Особняк поразил Инду безвкусием еще больше: золото, дорогой шлифованный камень, полированное дерево редких пород, блестящие ткани обивки мебели и мишура гобеленов выпячивали себя напоказ, словно соревновались, кто громче крикнет о богатстве этого дома. Мир, где нет солнца, искал другого блеска…

Покои Стоящего Свыше освещали солнечные камни.

Глава Храма Добра был стар, дрябл и неприятен — за столом. Впрочем, в храме он выглядел значительно лучше и внушал прихожанам трепет. Инда не мог не оценить его ума и хитрости, тонкой дипломатии и воли. Но эта воля подчинялась чудотворам с расчетливой готовностью — Стоящий Свыше не делал ни малейшей попытки расширить собственные права и права своего мира. Этот человек продавал свой мир чудотворам, не чувствуя угрызений совести, — парк, особняк и золотые рыбки в хрустальных ваннах были ценой этой сделки. Да, и конечно — изысканный стол: даже в Обитаемом мире столь роскошные блюда подавали лишь очень богатым людям. А еще меха и шелка, в которых утопало тело Стоящего Свыше.

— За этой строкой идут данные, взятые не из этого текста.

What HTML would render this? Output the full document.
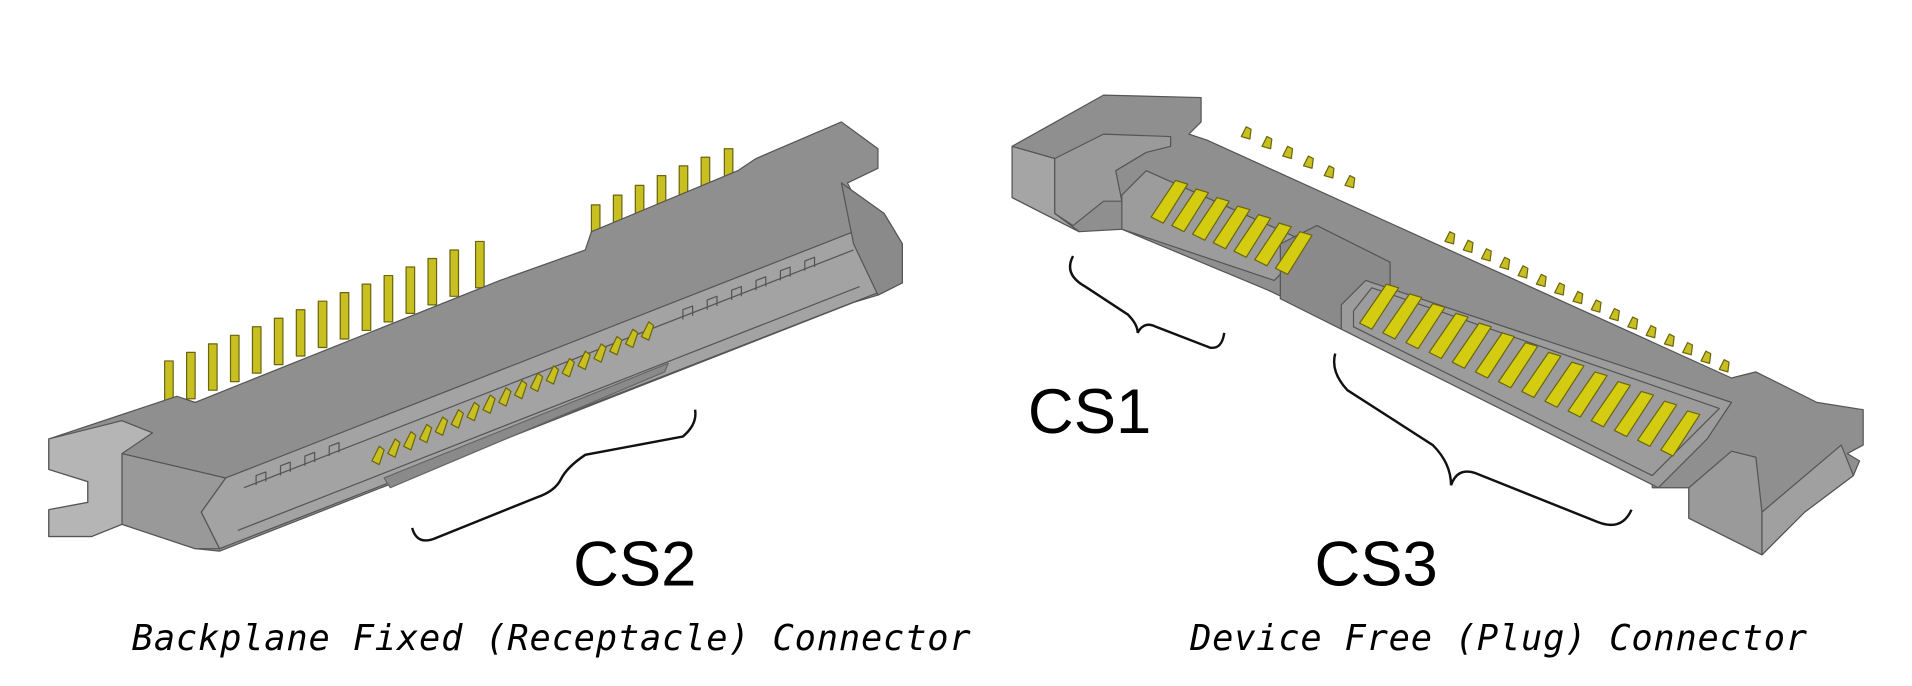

Вспомнив о главе Храма Добра, Инда невольно подумал, что хитрый «сказочник», называющий себя богом Исподнего мира, смутьян и висельник, шатающийся по двум мирам с котомкой за плечами, оборотень, имеющий возможность обрести реальное могущество, вызывает в нем больше уважения, чем расчетливый старик, добравшийся до вершины власти. Что ж, приятно иметь дело с врагом, которого уважаешь. И удобно иметь в союзниках того, кто не станет торговаться.

Стоящий Свыше выполнит волю чудотворов без трепета, он мудрый политик, его не надо учить.

Так до прихода Крапы Красена думал Инда. Он ошибался.